The first claim is rather straightforward: 
$$
\mathbb E|X-Y|^k=\int_0^1 kt^{k-1}(\mathbb P\{X>Y+t\}+\mathbb P\{Y>X+t\})dt.
$$ 
Now define $s\in[0,1-t]$ by $F_X(s+t)=s$. Notice that if $X>Y+t$, then either $X>s+t$, the probability of which is $F_X(s+t)=s$ or $Y<s$, the probability of which is $1-F_Y(s)=1-F_X^{-1}(s)=1-s-t$, so we always have $$
\mathbb P\{X>Y+t\}\le \mathbb P\{X>s+t\}+\mathbb P\{Y<s\}\le s+(1-s-t)=1-t
$$
and the same inequality holds for the other probability
whence the integral in question is at most
$$
2\int_0^1 kt^{k-1}(1-t)dt=\frac 2{k+1}.
$$
The second claim is a bit longer to prove. We fix $m$ and consider all discrete random variables with at most $m$ values. This is a compact set and we have a continuous functional, so the maximum over that family is attained for some $X$ with, say, $M$ values. If we bound $M$ independently of $m$, we will be done. Suppose that $M$ is large. Then the graph of $F_X$ is a descending stairway with many steps. In particular, there is a value $x$ of $X$ that is neither $0$, nor $1$, and the associated probability $p_{x}=\mathbb P\{X=x\}\le\frac 1{M-2}$ is very small. Let's try to move $x$ to a close value $x'$ without changing the probabilities. Our functional then can be written as
$$
L(x')+\sum_y p_x q_y|x'-y|^k+p_x[|x'-y_+|^k-|x'-y_-|^k](x'-x)
$$
where $L(x')$ is linear in $x'$ and $y_+-y_-=p_x$ (i.e., $y_{\pm}$ are the levels of the top and the bottom of the step on the stairway graph of $F_X$ whose vertical side is $p_x$). Taking the second derivative in $x'$ at $x'=x$ and dividing by $p_x$, we get
$$
k(k-1)\sum_y q_y|x-y|^{k-2}\\+2k[|x-y_+|^{k-1}{\rm sgn}(x-y_+)-
|x-y_-|^{k-1}{\rm sgn}(x-y_-)]\le 0 
$$
(otherwise our configuration cannot be a maximizer).

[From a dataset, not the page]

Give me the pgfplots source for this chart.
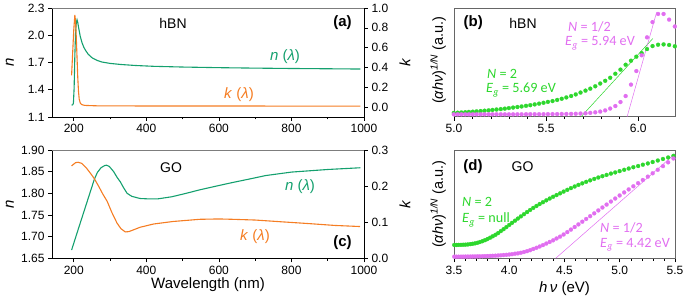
\documentclass[border=0pt]{standalone}
\usepackage{pgfplots}
\pgfplotsset{compat=1.18}
\usepackage{fontspec}
\setmainfont{Liberation Sans}
\newfontfamily\calib{Carlito}
\definecolor{ngreen}{RGB}{20,160,110}
\definecolor{korange}{RGB}{245,125,35}
\definecolor{dgreen}{RGB}{45,215,45}
\definecolor{dmag}{RGB}{225,110,240}
\definecolor{framegray}{RGB}{125,125,125}
\pgfplotsset{
  every axis/.append style={
    scale only axis,
    font=\fontsize{12}{14}\selectfont,
    /pgf/number format/assume math mode=true,
    /pgf/number format/1000 sep={},
    tick style={black, line width=0.6pt},
    major tick length=4pt, minor tick length=2.5pt,
    tick align=outside,
    axis line style={line width=0.7pt},
    label style={font=\fontsize{15}{17}\selectfont},
    clip=false,
  },
  gdot/.style={only marks, mark=*, mark size=2pt, mark options={solid, draw=dgreen, fill=dgreen, line width=0.2pt}},
  mdot/.style={only marks, mark=*, mark size=2pt, mark options={solid, draw=dmag, fill=dmag, line width=0.2pt}},
}
\pgfplotstableread{
E g m
6.199 0.648 0.830
6.168 0.660 0.893
6.138 0.665 0.945
6.108 0.662 0.945
6.078 0.650 0.870
6.048 0.622 0.730
6.019 0.585 0.565
5.990 0.552 0.420
5.961 0.515 0.295
5.932 0.478 0.190
5.904 0.433 0.135
5.876 0.395 0.098
5.848 0.358 0.075
5.821 0.330 0.058
5.794 0.305 0.047
5.767 0.280 0.040
5.740 0.258 0.035
5.714 0.240 0.031
5.687 0.222 0.029
5.661 0.205 0.027
5.636 0.190 0.026
5.610 0.177 0.025
5.585 0.165 0.025
5.560 0.154 0.024
5.535 0.144 0.024
5.510 0.136 0.024
5.486 0.128 0.023
5.462 0.120 0.023
5.438 0.113 0.023
5.414 0.106 0.023
5.391 0.100 0.023
5.367 0.094 0.022
5.344 0.089 0.022
5.321 0.084 0.022
5.298 0.079 0.022
5.276 0.074 0.022
5.254 0.070 0.022
5.231 0.066 0.022
5.209 0.062 0.022
5.188 0.058 0.022
5.166 0.055 0.022
5.145 0.052 0.022
5.123 0.049 0.022
5.102 0.046 0.022
5.081 0.044 0.022
5.061 0.041 0.022
5.040 0.039 0.022
5.020 0.037 0.022
4.999 0.035 0.022
}\hbntauc
\pgfplotstableread{
E g m
3.502 0.123 0.015
3.522 0.123 0.015
3.542 0.124 0.015
3.563 0.124 0.015
3.583 0.125 0.015
3.604 0.126 0.016
3.625 0.128 0.016
3.647 0.131 0.016
3.668 0.134 0.017
3.690 0.138 0.017
3.712 0.143 0.018
3.734 0.150 0.018
3.757 0.158 0.019
3.780 0.167 0.020
3.803 0.178 0.021
3.827 0.190 0.022
3.850 0.203 0.023
3.875 0.217 0.024
3.899 0.233 0.026
3.924 0.251 0.028
3.949 0.269 0.030
3.974 0.288 0.032
4.000 0.308 0.035
4.025 0.327 0.038
4.052 0.347 0.042
4.078 0.367 0.046
4.105 0.387 0.051
4.133 0.407 0.058
4.161 0.427 0.066
4.189 0.446 0.075
4.217 0.465 0.086
4.246 0.483 0.097
4.275 0.501 0.109
4.305 0.518 0.122
4.335 0.535 0.136
4.366 0.552 0.151
4.397 0.568 0.166
4.428 0.584 0.183
4.460 0.600 0.200
4.492 0.616 0.220
4.525 0.632 0.242
4.558 0.648 0.265
4.592 0.663 0.289
4.626 0.678 0.313
4.661 0.692 0.338
4.696 0.706 0.363
4.732 0.720 0.389
4.769 0.733 0.415
4.806 0.746 0.442
4.843 0.758 0.469
4.881 0.770 0.496
4.920 0.782 0.524
4.959 0.793 0.552
4.999 0.805 0.580
5.040 0.817 0.608
5.081 0.829 0.636
5.123 0.841 0.665
5.166 0.852 0.694
5.209 0.864 0.723
5.254 0.876 0.754
5.298 0.889 0.785
5.344 0.903 0.817
5.391 0.917 0.851
5.438 0.931 0.886
5.486 0.946 0.922
}\gotauc
\begin{document}
\begin{tikzpicture}[x=1pt,y=1pt]
\useasboundingbox (0,0) rectangle (685,304);
% ---------------- (a) hBN ----------------
\begin{axis}[at={(52pt,187pt)}, anchor=south west, width=312pt, height=109pt,
  xmin=140, xmax=1000, ymin=1.1, ymax=2.3,
  axis x line*=bottom, axis y line*=left,
  xtick={200,400,600,800,1000}, minor x tick num=1,
  ytick={1.1,1.4,1.7,2.0,2.3},
  yticklabel style={/pgf/number format/.cd,fixed,fixed zerofill,precision=1},
  ylabel={\textit{n}}, ylabel style={at={(axis description cs:-0.135,0.5)}, anchor=center}]
\addplot[ngreen, line width=1.1pt] table {
194 1.230
197 1.235
199 1.250
201 1.420
203 1.780
205 2.030
207 2.140
209 2.170
211 2.140
214 2.070
218 1.985
223 1.915
228 1.865
233 1.830
240 1.790
251 1.750
265 1.722
278 1.705
300 1.690
330 1.678
370 1.667
420 1.658
500 1.650
600 1.643
700 1.638
800 1.634
900 1.631
990 1.628
};
\end{axis}
\begin{axis}[at={(52pt,187pt)}, anchor=south west, width=312pt, height=109pt,
  xmin=140, xmax=1000, ymin=-0.1, ymax=1.0,
  axis y line*=right, axis x line*=top, xtick=\empty,
  x axis line style={draw=framegray},
  ytick={0,0.2,0.4,0.6,0.8,1.0},
  yticklabel style={/pgf/number format/.cd,fixed,fixed zerofill,precision=1},
  ylabel={\textit{k}}, ylabel style={at={(axis description cs:1.131,0.5)}, anchor=center}]
\addplot[korange, line width=1.1pt] table {
194 0.320
197 0.550
200 0.780
203 0.930
205 0.860
207 0.700
209 0.500
211 0.300
213 0.160
215 0.080
218 0.040
222 0.025
230 0.017
260 0.013
400 0.011
990 0.010
};
\end{axis}
% ---------------- (c) GO ----------------
\begin{axis}[at={(52pt,45.7pt)}, anchor=south west, width=312pt, height=108.3pt,
  xmin=140, xmax=1000, ymin=1.65, ymax=1.90,
  axis x line*=bottom, axis y line*=left,
  xtick={200,400,600,800,1000}, minor x tick num=1,
  ytick={1.65,1.70,1.75,1.80,1.85,1.90},
  yticklabel style={/pgf/number format/.cd,fixed,fixed zerofill,precision=2},
  xlabel={Wavelength (nm)}, xlabel style={at={(axis description cs:0.5,-0.24)}, anchor=center},
  ylabel={\textit{n}}, ylabel style={at={(axis description cs:-0.135,0.5)}, anchor=center}]
\addplot[ngreen, line width=1.1pt] table {
194 1.669
210 1.711
230 1.763
250 1.815
257 1.833
265 1.848
275 1.859
285 1.864
290 1.865
298 1.862
310 1.850
320 1.836
328 1.827
338 1.812
347 1.800
360 1.793
383 1.788
410 1.787
430 1.787
470 1.792
510 1.800
547 1.808
600 1.818
638 1.825
690 1.834
729 1.841
800 1.849
900 1.855
990 1.859
};
\end{axis}
\begin{axis}[at={(52pt,45.7pt)}, anchor=south west, width=312pt, height=108.3pt,
  xmin=140, xmax=1000, ymin=0, ymax=0.3,
  axis y line*=right, axis x line*=top, xtick=\empty,
  x axis line style={draw=framegray},
  ytick={0,0.1,0.2,0.3},
  yticklabel style={/pgf/number format/.cd,fixed,fixed zerofill,precision=1},
  ylabel={\textit{k}}, ylabel style={at={(axis description cs:1.131,0.5)}, anchor=center}]
\addplot[korange, line width=1.1pt] table {
194 0.256
205 0.265
212 0.266
222 0.263
235 0.250
250 0.230
257 0.220
270 0.197
280 0.178
292 0.158
305 0.127
319 0.098
330 0.082
342 0.073
352 0.074
365 0.079
383 0.086
420 0.095
474 0.102
547 0.108
600 0.109
638 0.108
700 0.106
774 0.101
850 0.096
920 0.091
989 0.088
};
\end{axis}
% ---------------- (b) hBN Tauc ----------------
\begin{axis}[at={(454pt,187.3pt)}, anchor=south west, width=221pt, height=108.7pt,
  xmin=5.0, xmax=6.2, ymin=0, ymax=1,
  axis line style={black!60},
  xtick={5.0,5.5,6.0}, minor x tick num=4, xtick pos=bottom,
  ytick=\empty,
  xticklabel style={/pgf/number format/.cd,fixed,fixed zerofill,precision=1},
  ylabel={(\textit{αhν})\textsuperscript{\textit{1/N}} (a.u.)},
  ylabel style={at={(axis description cs:-0.072,0.52)}, anchor=center, font=\fontsize{14.5}{16}\selectfont}]
\addplot[gdot] table[x=E, y=g] {\hbntauc};
\addplot[mdot] table[x=E, y=m] {\hbntauc};
\addplot[dgreen, line width=0.5pt] coordinates {(5.69,0) (6.08,0.72)};
\addplot[dmag, line width=0.5pt] coordinates {(5.94,0) (6.10,0.96)};
\end{axis}
% ---------------- (d) GO Tauc ----------------
\begin{axis}[at={(454pt,45.7pt)}, anchor=south west, width=221pt, height=108.3pt,
  xmin=3.5, xmax=5.5, ymin=0, ymax=1,
  axis line style={black!60},
  xtick={3.5,4.0,4.5,5.0,5.5}, minor x tick num=4, xtick pos=bottom,
  ytick=\empty,
  xticklabel style={/pgf/number format/.cd,fixed,fixed zerofill,precision=1},
  xlabel={\textit{h}\,\textit{ν} (eV)}, xlabel style={at={(axis description cs:0.5,-0.28)}, anchor=center},
  ylabel={(\textit{αhν})\textsuperscript{\textit{1/N}} (a.u.)},
  ylabel style={at={(axis description cs:-0.072,0.5)}, anchor=center, font=\fontsize{14.5}{16}\selectfont}]
\addplot[gdot] table[x=E, y=g] {\gotauc};
\addplot[mdot] table[x=E, y=m] {\gotauc};
\addplot[dmag, line width=0.5pt] coordinates {(4.42,0) (5.5,0.965)};
\end{axis}
% ---------------- annotations ----------------
\begin{scope}[font=\fontsize{14}{16}\selectfont]
\node at (173,281) {hBN};
\node[font=\fontsize{15}{17}\selectfont\bfseries] at (342.5,281) {(a)};
\node[ngreen, font=\fontsize{15}{17}\selectfont] at (285,247) {\textit{n} (\textit{λ})};
\node[korange, font=\fontsize{15}{17}\selectfont] at (239,209) {\textit{k} (\textit{λ})};
\node at (171,136) {GO};
\node[ngreen, font=\fontsize{15}{17}\selectfont] at (300,117.3) {\textit{n} (\textit{λ})};
\node[korange, font=\fontsize{15}{17}\selectfont] at (255,67.3) {\textit{k} (\textit{λ})};
\node[font=\fontsize{15}{17}\selectfont\bfseries] at (342.5,61) {(c)};
\node[font=\fontsize{15}{17}\selectfont\bfseries] at (473.3,281) {(b)};
\node at (523,281) {hBN};
\node[font=\fontsize{15}{17}\selectfont\bfseries] at (473,137.3) {(d)};
\node at (522.5,137.3) {GO};
\end{scope}
\begin{scope}[font=\calib\fontsize{14.2}{15}\selectfont, inner sep=0pt]
\node[dmag, anchor=west] at (568,277.3) {\textit{N} = 1/2};
\node[dmag, anchor=west] at (565,260.7) {\textit{E}\textsubscript{\textit{g}} = 5.94 eV};
\node[dgreen, anchor=west] at (487,229.7) {\textit{N} = 2};
\node[dgreen, anchor=west] at (486,214) {\textit{E}\textsubscript{\textit{g}} = 5.69 eV};
\node[dgreen, anchor=west] at (462,102.3) {\textit{N} = 2};
\node[dgreen, anchor=west] at (462,84) {\textit{E}\textsubscript{\textit{g}} = null};
\node[dmag, anchor=west] at (600,75.7) {\textit{N} = 1/2};
\node[dmag, anchor=west] at (600,59) {\textit{E}\textsubscript{\textit{g}} = 4.42 eV};
\end{scope}
\end{tikzpicture}
\end{document}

Since the second derivative $k(k-1)|x-y|^{k-2}$ is a convex function of $y$ for integer $k\ge 2$, we can replace the increment of the first derivative by the half-sum of the second derivatives at the endpoints times $y_+-y_-=p_x$ and derive the inequality
$$
\sum_y q_y|x-y|^{k-2}\le p_x[|x-y_+|^{k-2}+|x-y_-|^{k-2}]\tag{*}
$$ 
This should actually hold for every $x\ne 0,1$ and I feel that there must be a more efficient way to use $(*)$ than the one I'm following below but, at the very least, the RHS is $\le 2p_x$, so if $p_x$ is very small, then $Y$ is concentrated near $x$ and, thereby, near its mean $EY$. Similarly, choosing small $q_y$ with $y\ne 0,1$, we see that $X$ is concentrated near $EX$. But $EX=EY$ (both represent the area under the stairway), so in this case $X-Y$ is concentrated near $0$ and $E|X-Y|^k$ is very small. However, we have a maximizer, so we have an a priori lower bound on that expectation for every fixed $k$, which tells us that $M$ cannot be too large, finishing the argument.